Sebetulnya
saya antipati terhadap dunia politik dan saudara-saudara nya itu. Akhir –akhir
ini diskusi-diskusi mengenai jajan model baru ini sangat sering. Dari kalangan
pemikir sejati ( cendekiawan) sampai mantan pejabat ini lah itu lah. Lebih kaget
lagi ketika topik pembicaraan di media tersebut tentang “siapa yang salah ?” .
Bukannya mencari
apa solusi nya bagaimana peranan pemerintah mengenai tindakan-tindakan yang
diambil untuk menangani jajan model baru ini.

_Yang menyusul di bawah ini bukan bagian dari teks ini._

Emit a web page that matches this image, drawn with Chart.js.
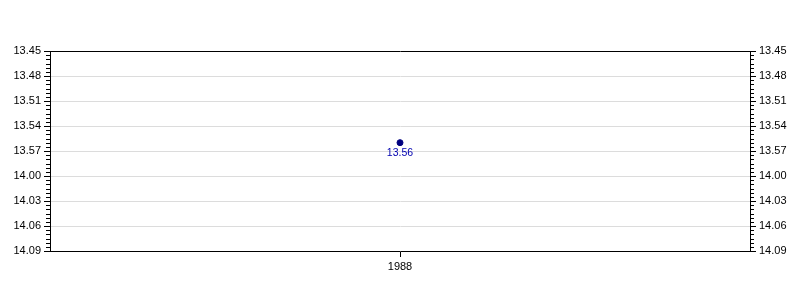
<!DOCTYPE html>
<html>
<head>
<meta charset="utf-8">
<script src="https://cdn.jsdelivr.net/npm/chart.js@4/dist/chart.umd.min.js"></script>
<style>
    html, body { margin: 0; padding: 0; background: #fff; }
    #wrap { width: 800px; height: 300px; }
</style>
</head>
<body>
<div id="wrap"><canvas id="timeChart"></canvas></div>
<script>
// Data (times as minutes.seconds)
const years = ['1988'];
const times = ['13.56'];
const yMinLabel = '13.45';
const yMaxLabel = '14.09';
const majorStep = 3;   // seconds between labelled ticks
const minorStep = 0.5; // seconds between small ticks

// "13.56" -> seconds
function toSeconds(t) {
    const parts = t.split('.');
    return parseInt(parts[0]) * 60 + parseInt(parts[1]);
}

// seconds -> "13.56"
function toLabel(v) {
    const m = Math.floor(v / 60);
    const s = Math.round(v - m * 60);
    return m + '.' + (s < 10 ? '0' + s : s);
}

const yMin = toSeconds(yMinLabel);
const yMax = toSeconds(yMaxLabel);

// Small ticks between the labelled ones
const minorTicks = {
    id: 'minorTicks',
    afterDraw(chart) {
        const c = chart.ctx;
        c.save();
        c.strokeStyle = '#000';
        c.lineWidth = 1;
        ['y', 'y2'].forEach(function (id) {
            const sc = chart.scales[id];
            for (let v = yMin; v <= yMax; v += minorStep) {
                if (v % majorStep === 0) continue;
                const py = Math.round(sc.getPixelForValue(v)) + 0.5;
                c.beginPath();
                if (id === 'y') {
                    c.moveTo(sc.right - 4, py);
                    c.lineTo(sc.right, py);
                } else {
                    c.moveTo(sc.left, py);
                    c.lineTo(sc.left + 4, py);
                }
                c.stroke();
            }
        });
        c.restore();
    }
};

// Value labels under the points
const pointLabels = {
    id: 'pointLabels',
    afterDatasetsDraw(chart) {
        const c = chart.ctx;
        const meta = chart.getDatasetMeta(0);
        c.save();
        c.fillStyle = '#0000b0';
        c.font = '10.5px "Liberation Sans", Arial, sans-serif';
        c.textAlign = 'center';
        c.textBaseline = 'top';
        meta.data.forEach(function (pt, i) {
            c.fillText(times[i], pt.x, pt.y + 5);
        });
        c.restore();
    }
};

function yAxis(position, onArea) {
    return {
        type: 'linear',
        position: position,
        min: yMin,
        max: yMax,
        reverse: true,
        afterFit: function (scale) { scale.width = 50; },
        ticks: {
            stepSize: majorStep,
            color: '#000',
            padding: 3,
            font: { size: 11, family: '"Liberation Sans", Arial, sans-serif' },
            callback: function (value) { return toLabel(value); }
        },
        grid: {
            drawOnChartArea: onArea,
            tickLength: 6,
            tickColor: '#000',
            color: function (ctx) {
                return ctx.tick && ctx.tick.value === yMin ? '#000' : '#dcdcdc';
            }
        },
        border: { color: '#000' }
    };
}

document.addEventListener('DOMContentLoaded', function () {
    const ctx = document.getElementById('timeChart');

    new Chart(ctx, {
        type: 'line',
        data: {
            labels: years,
            datasets: [{
                data: times.map(toSeconds),
                borderColor: '#000080',
                backgroundColor: '#000080',
                pointRadius: 3,
                pointBorderWidth: 1,
                showLine: false
            }]
        },
        options: {
            responsive: true,
            maintainAspectRatio: false,
            animation: false,
            layout: { padding: { top: 51, left: 0, right: 0, bottom: 0 } },
            plugins: {
                legend: { display: false },
                tooltip: { enabled: false }
            },
            scales: {
                x: {
                    offset: true,
                    afterFit: function (scale) { scale.height = 49; },
                    ticks: {
                        color: '#000',
                        padding: 3,
                        font: { size: 11, family: '"Liberation Sans", Arial, sans-serif' }
                    },
                    grid: {
                        drawOnChartArea: false,
                        tickLength: 6,
                        tickColor: '#000'
                    },
                    border: { color: '#000' }
                },
                y: yAxis('left', true),
                y2: yAxis('right', false)
            }
        },
        plugins: [minorTicks, pointLabels]
    });
});
</script>
</body>
</html>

Malah mencari kambing hitam (
Pelaku ) langsung saja saya ganti saluran tv tersebut.
Sebenarnya ketika
jajan model baru ini belum terbuat/terbentuk
atau apa lah, ketika masyarakat menuntut haknya, ingin menyampaikan
aspirasinya, dengan demonstrasi ( sah ketika ada ijin ) namun tidak ditanggap i
aspirasi nya, tidak digubris, maka demonstran akan membuat kekacauan demi
menarik perhatian pemimpin pembuat kebijakan, ketika proses menarik perhatian usai dan belum juga di mengerti oleh pemimpin.
Massa semakin bringas dan akhirnya jadilah jajan model baru ini bernama “bima”.
Pemerintah
Daerah terkesan lepas tangan dan cenderung menyalahkan aparat yang bertindak
represif. Seandainya Pemda (Pemerintah daerah) memberi jalan, memberi ruang
dialog, memberi jawaban, memberi opsi-opsi terbaik. Saya yakin jajan model baru
ini tidak akan terjadi.
Beruntunglah Pemerintah
Kota Surabaya Mempunyai Walikota yang membuka dialog ketika ditolaknya pasien warga SURABAYA di Rumah
Sakit Dr sutomo. Walikota langsung memberikan opsi-opsi yang harus ditempuh
pasien yang ditolak sehingga jajan surabaya tidak terjadi.
Jangan
sampai bermunculan Jajan-Jajan Baru. Pemerintah Daerah yang diberikan Otonomi
Daerah harus membuka Ruang dialog dengan Demonstran.
“ jajan “yang
saya maksud adalah tragedi kekerasan akibat demonstrasi.